### Work to complete
Find and return each line containing "size".

### Available data
···

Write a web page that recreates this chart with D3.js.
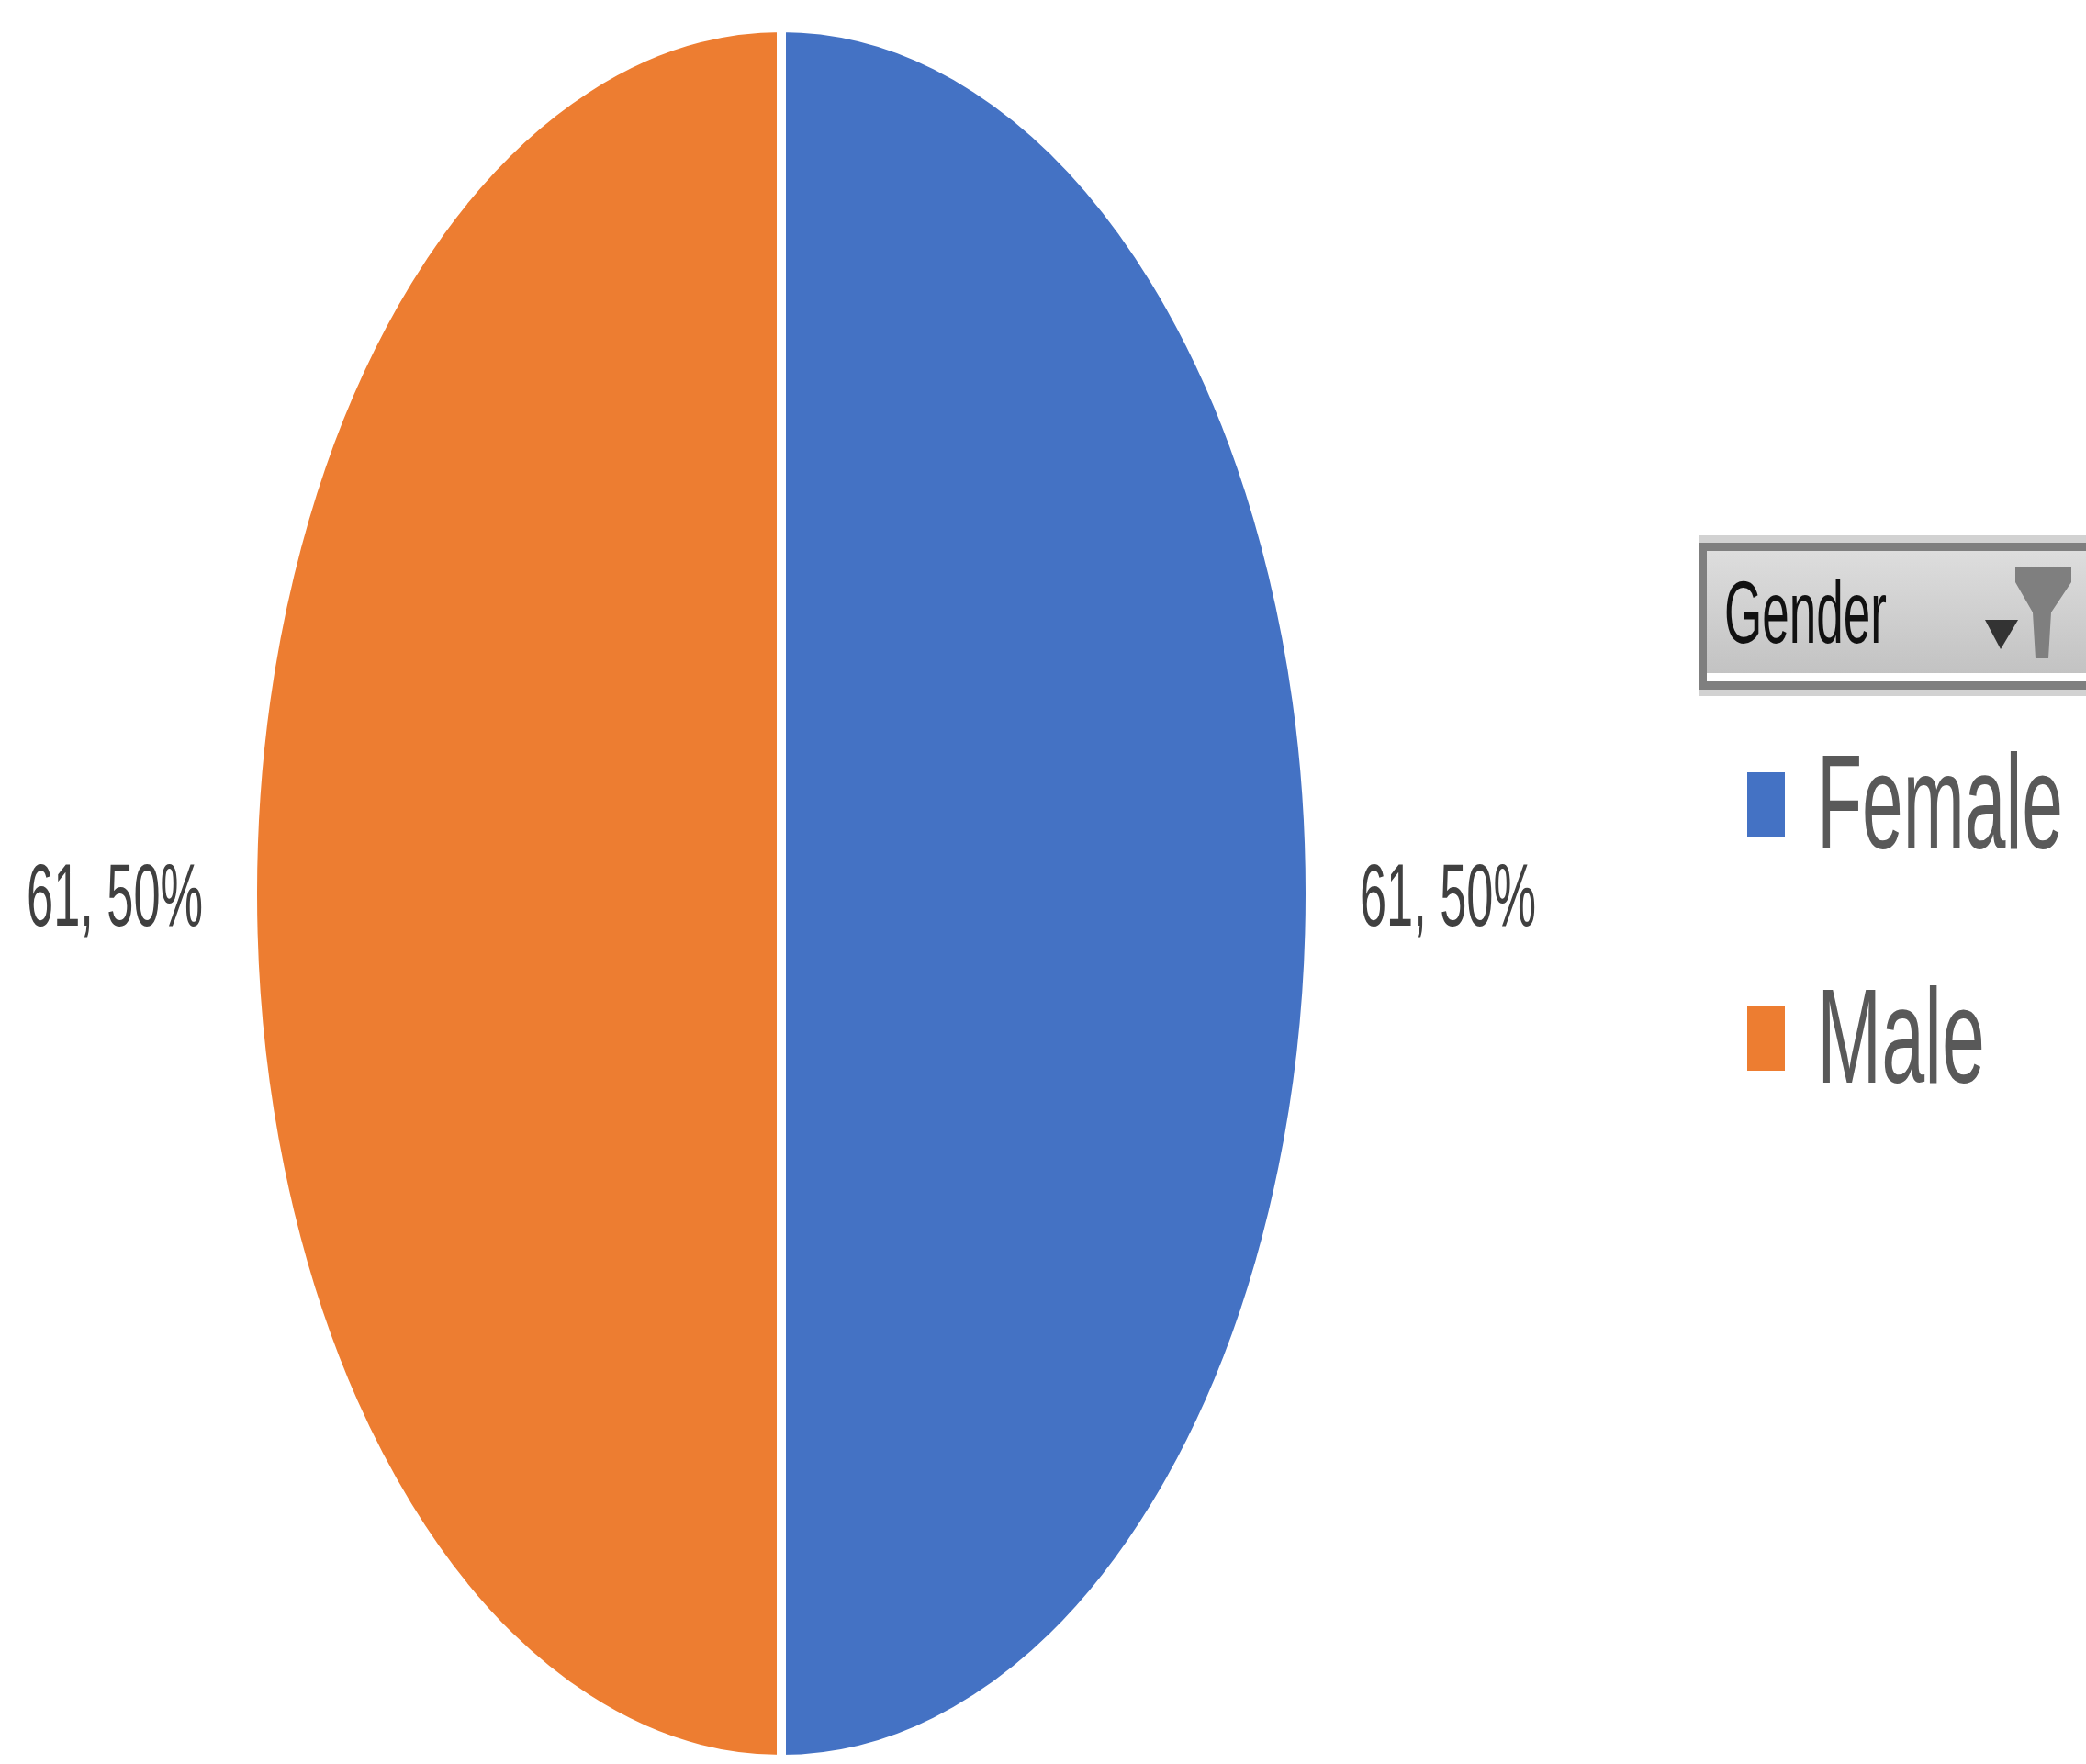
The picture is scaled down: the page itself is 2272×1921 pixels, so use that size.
<!DOCTYPE html>
<html>
<head>
<meta charset="utf-8">
<script src="https://cdn.jsdelivr.net/npm/d3@7"></script>
<style>
  body { margin: 0; background: #fff; }
  svg { display: block; }
</style>
</head>
<body>
<svg></svg>
<script>
// chart data
var categories = ['Female', 'Male'];
var values = [61, 61];
var legendTitle = 'Gender';

var width = 2272;
var height = 1921;

// pie is drawn as a circle and stretched into an ellipse
var cx = 851, cy = 973;
var rx = 576, ry = 943;
var font = '"Liberation Sans", Arial, sans-serif';

var color = d3.scaleOrdinal()
              .domain(categories)
              .range(['#4472C4', '#ED7D31']);

var svg = d3.select('svg')
            .attr('width', width)
            .attr('height', height);

// the source text is squeezed sideways, so squash each text to its width
function squeeze(sel, x, y, w, anchor) {
  sel.each(function(d, i) {
    var node = d3.select(this);
    var xx = typeof x === 'function' ? x(d, i) : x;
    var ww = typeof w === 'function' ? w(d, i) : w;
    var an = typeof anchor === 'function' ? anchor(d, i) : (anchor || 'start');
    node.attr('text-anchor', an).attr('x', 0).attr('y', 0);
    var sx = ww / this.getComputedTextLength();
    node.attr('transform', 'translate(' + xx + ',' + y + ') scale(' + sx + ',1)');
  });
}

var total = d3.sum(values);
var slices = d3.pie()
               .sort(null)
               .value(d => d.value)(categories.map((c, i) => ({name: c, value: values[i]})));

var arc = d3.arc()
            .innerRadius(0)
            .outerRadius(ry);

var pie = svg.append('g')
             .attr('transform', 'translate(' + cx + ',' + cy + ') scale(' + (rx / ry) + ',1)');

pie.selectAll('path')
    .data(slices)
  .enter()
  .append('path')
    .attr('d', arc)
    .attr('fill', d => color(d.data.name))
    .attr('stroke', '#fff')
    .attr('stroke-width', 10)
    .attr('vector-effect', 'non-scaling-stroke');

// data labels outside the slices
function side(d) {
  return Math.sin((d.startAngle + d.endAngle) / 2) >= 0 ? 1 : -1;
}

svg.selectAll('.label')
    .data(slices)
  .enter()
  .append('text')
    .classed('label', true)
    .style('font-family', font)
    .style('font-size', '96px')
    .attr('fill', '#404040')
    .text(d => d.data.value + ', ' + Math.round(d.data.value / total * 100) + '%')
    .call(squeeze,
          d => cx + side(d) * (rx - 5 + 59),
          cy + 35,
          192,
          d => side(d) > 0 ? 'start' : 'end');

// legend field button
var legend = svg.append('g');

var grad = svg.append('defs')
              .append('linearGradient')
              .attr('id', 'btn')
              .attr('x1', 0).attr('y1', 0).attr('x2', 0).attr('y2', 1);
grad.append('stop').attr('offset', '0%').attr('stop-color', '#dedede');
grad.append('stop').attr('offset', '100%').attr('stop-color', '#c0c0c0');

legend.append('rect')
    .attr('x', 1850).attr('y', 583)
    .attr('width', 440).attr('height', 175)
    .attr('fill', '#d2d2d2');

legend.append('rect')
    .attr('x', 1854.5).attr('y', 595.5)
    .attr('width', 440).attr('height', 151)
    .attr('fill', 'url(#btn)')
    .attr('stroke', '#7f7f7f')
    .attr('stroke-width', 9);

legend.append('rect')
    .attr('x', 1859).attr('y', 733)
    .attr('width', 420).attr('height', 9)
    .attr('fill', '#fff');

legend.append('text')
    .style('font-family', font)
    .style('font-size', '97px')
    .attr('fill', '#111')
    .text(legendTitle)
    .call(squeeze, 1878, 700, 177);

legend.append('path')
    .attr('d', 'M2162,675 L2198,675 L2179,707 Z')
    .attr('fill', '#333');

legend.append('path')
    .attr('d', 'M2195,617 L2256,617 L2256,634 L2234,667 L2231,717 L2217,717 L2214,667 L2195,634 Z')
    .attr('fill', '#7f7f7f');

// legend entries
var ly = d3.scalePoint()
           .domain(categories)
           .range([876, 1131]);

var items = legend.selectAll('.item')
    .data(categories)
  .enter()
  .append('g')
    .classed('item', true)
    .attr('transform', d => 'translate(0,' + ly(d) + ')');

items.append('rect')
    .attr('x', 1903).attr('y', -35)
    .attr('width', 41).attr('height', 70)
    .attr('fill', d => color(d));

items.append('text')
    .style('font-family', font)
    .style('font-size', '147px')
    .attr('fill', '#595959')
    .text(d => d)
    .call(squeeze, 1979, 48, d => d === 'Female' ? 268 : 183);
</script>
</body>
</html>
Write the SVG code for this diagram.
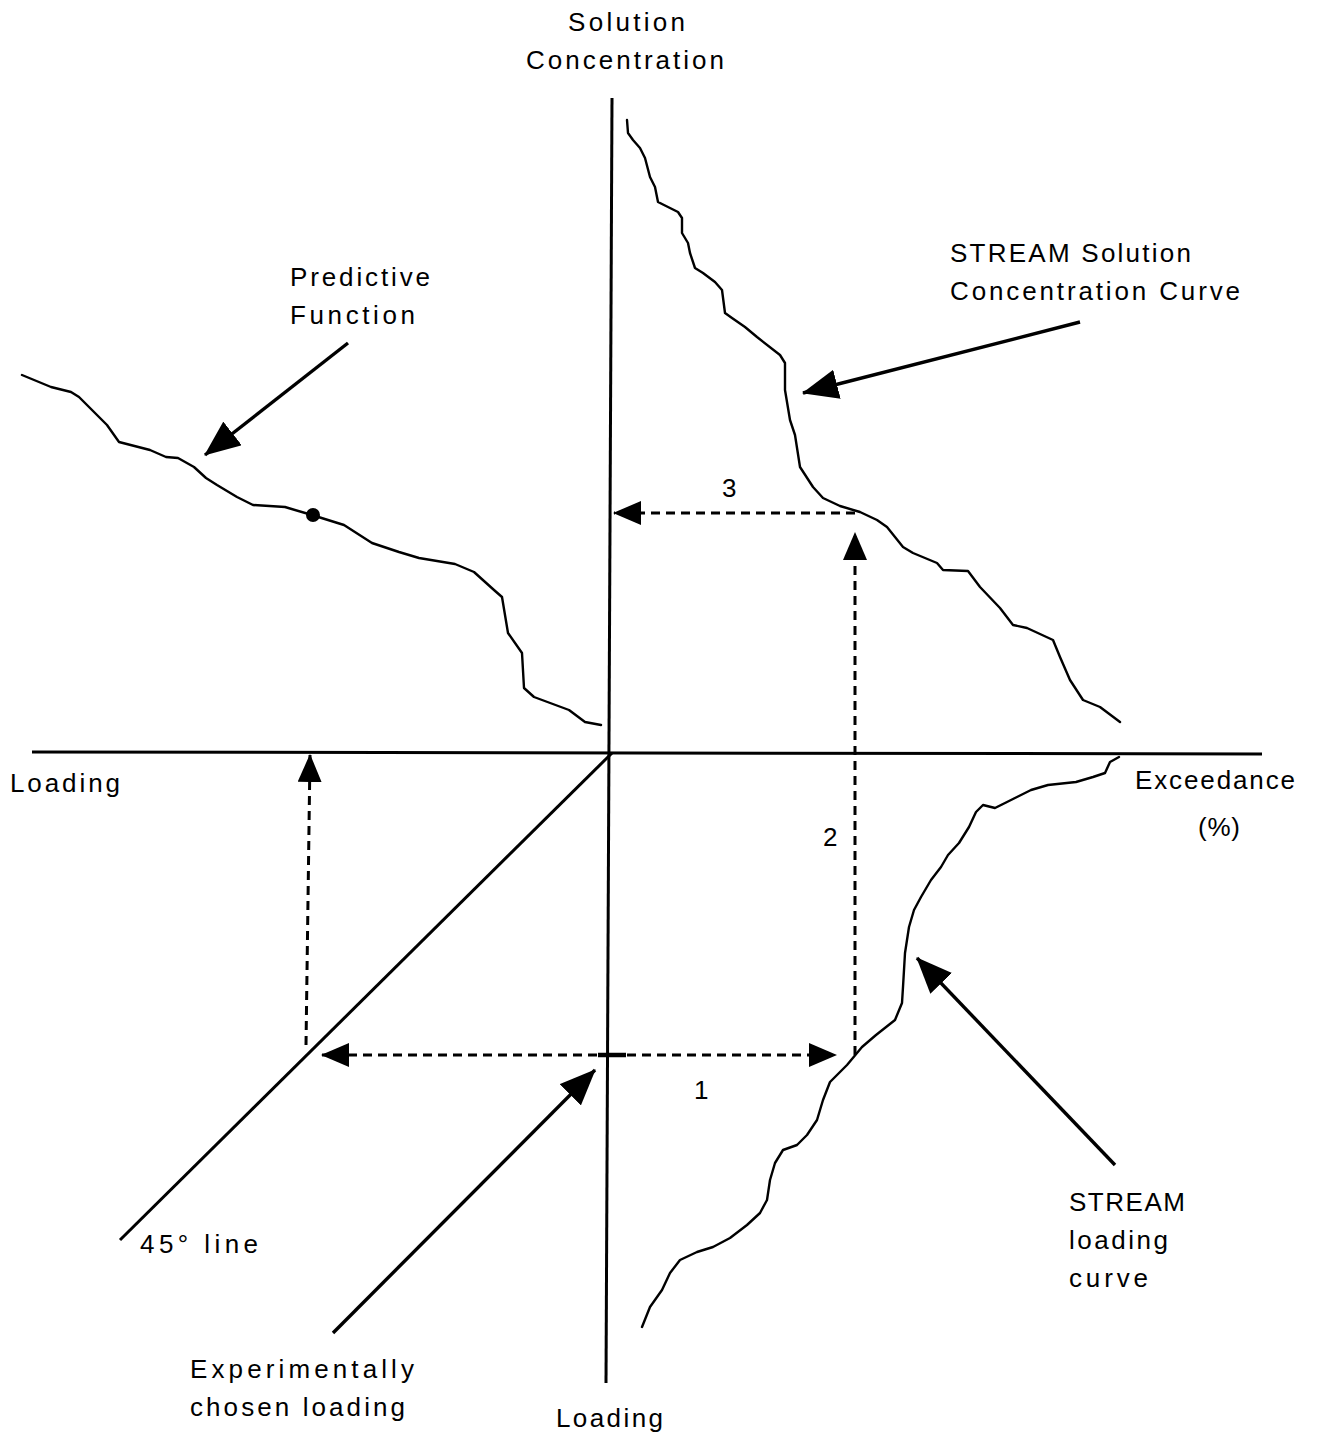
<svg xmlns="http://www.w3.org/2000/svg" width="1317" height="1440" viewBox="0 0 1317 1440">
<style>
  text { font-family: "Liberation Sans", Arial, sans-serif; font-size: 26px; fill: #000; }
  .axis { stroke: #000; stroke-width: 3; fill: none; }
  .curve { stroke: #000; stroke-width: 2.4; fill: none; stroke-linejoin: round; stroke-linecap: round; }
  .dash { stroke: #000; stroke-width: 3; fill: none; stroke-dasharray: 9 6; }
  .solid { stroke: #000; stroke-width: 3.4; fill: none; }
</style>
<defs>
  <marker id="dhead" markerUnits="userSpaceOnUse" markerWidth="28" markerHeight="24" refX="27" refY="12" orient="auto-start-reverse">
    <path d="M0,0 L28,12 L0,24 z" fill="#000"/>
  </marker>
  <marker id="shead" markerUnits="userSpaceOnUse" markerWidth="36" markerHeight="30" refX="35" refY="15" orient="auto">
    <path d="M0,0 L36,15 L0,30 z" fill="#000"/>
  </marker>
</defs>

<g id="axes">
  <line class="axis" x1="612" y1="98" x2="606" y2="1383"/>
  <line class="axis" x1="32" y1="752" x2="1262" y2="754"/>
</g>

<g id="line45">
  <line class="axis" x1="612" y1="753" x2="120" y2="1240"/>
</g>

<g id="stream-solution-curve">
  <polyline class="curve" points="627,120 628,133 633,140 640,148 645,158 650,177 655,187 658,202 670,208 678,212 682,218 682,233 688,243 690,253 695,268 703,273 715,282 722,290 725,313 732,318 745,327 757,337 780,355 785,363 785,390 790,420 795,435 800,467 813,487 823,498 840,506 860,512 877,520 887,527 903,547 913,553 937,563 943,570 968,571 980,587 1000,608 1013,625 1027,628 1053,640 1060,657 1070,680 1083,700 1100,707 1120,722"/>
</g>

<g id="predictive-function-curve">
  <polyline class="curve" points="22,375 51,387 71,392 79,397 107,425 119,442 150,450 166,457 178,458 194,467 206,478 217,485 237,497 253,505 285,507 312,515 344,525 372,543 399,552 419,558 455,564 474,572 494,590 502,597 508,633 522,653 524,688 534,697 569,710 585,722 601,725"/>
  <circle cx="313" cy="515" r="7" fill="#000"/>
</g>

<g id="stream-loading-curve">
  <polyline class="curve" points="1119,757 1110,762 1105,773 1093,777 1076,782 1048,785 1031,790 1017,797 1007,802 995,808 983,805 976,812 969,827 959,843 948,855 941,867 931,880 921,897 914,910 909,927 905,953 903,987 902,1003 895,1020 876,1035 862,1047 847,1065 830,1082 823,1100 817,1120 807,1135 797,1145 783,1150 775,1163 770,1180 767,1200 760,1213 747,1225 730,1238 713,1247 697,1252 680,1260 670,1273 662,1290 650,1307 642,1327"/>
</g>

<g id="connectors">
  <line class="dash" x1="612" y1="1055" x2="836" y2="1055" marker-end="url(#dhead)"/>
  <line class="dash" x1="612" y1="1055" x2="322" y2="1055" marker-end="url(#dhead)"/>
  <line x1="598" y1="1055" x2="626" y2="1055" stroke="#000" stroke-width="4.5"/>
  <line class="dash" x1="855" y1="1055" x2="855" y2="533" marker-end="url(#dhead)"/>
  <line class="dash" x1="855" y1="513" x2="614" y2="513" marker-end="url(#dhead)"/>
  <line class="dash" x1="306" y1="1045" x2="310" y2="755" marker-end="url(#dhead)"/>
  <line class="solid" x1="348" y1="343" x2="205" y2="455" marker-end="url(#shead)"/>
  <line class="solid" x1="1080" y1="322" x2="803" y2="393" marker-end="url(#shead)"/>
  <line class="solid" x1="1115" y1="1165" x2="917" y2="958" marker-end="url(#shead)"/>
  <line class="solid" x1="333" y1="1333" x2="595" y2="1070" marker-end="url(#shead)"/>
</g>

<g id="labels" xml:space="preserve">
  <text x="568" y="31" textLength="117" lengthAdjust="spacing">Solution</text>
  <text x="526" y="69" textLength="198" lengthAdjust="spacing">Concentration</text>
  <text x="290" y="286" textLength="140" lengthAdjust="spacing">Predictive</text>
  <text x="290" y="324" textLength="125" lengthAdjust="spacing">Function</text>
  <text x="950" y="262" textLength="241" lengthAdjust="spacing">STREAM Solution</text>
  <text x="950" y="300" textLength="290" lengthAdjust="spacing">Concentration  Curve</text>
  <text x="10" y="792" textLength="110" lengthAdjust="spacing">Loading</text>
  <text x="1135" y="789" textLength="160" lengthAdjust="spacing">Exceedance</text>
  <text x="1198" y="836" textLength="42" lengthAdjust="spacing">(%)</text>
  <text x="722" y="497">3</text>
  <text x="823" y="846">2</text>
  <text x="694" y="1099">1</text>
  <text x="140" y="1253" textLength="118" lengthAdjust="spacing">45°  line</text>
  <text x="1069" y="1211" textLength="116" lengthAdjust="spacing">STREAM</text>
  <text x="1069" y="1249" textLength="99" lengthAdjust="spacing">loading</text>
  <text x="1069" y="1287" textLength="79" lengthAdjust="spacing">curve</text>
  <text x="190" y="1378" textLength="224" lengthAdjust="spacing">Experimentally</text>
  <text x="190" y="1416" textLength="215" lengthAdjust="spacing">chosen  loading</text>
  <text x="556" y="1427" textLength="107" lengthAdjust="spacing">Loading</text>
</g>
</svg>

···

### Expected answer
The picture is scaled down: the page itself is 2272×1921 pixels, so use that size.
    .style('font-size', '96px')
    .style('font-size', '97px')
    .style('font-size', '147px')
  text { font-family: "Liberation Sans", Arial, sans-serif; font-size: 26px; fill: #000; }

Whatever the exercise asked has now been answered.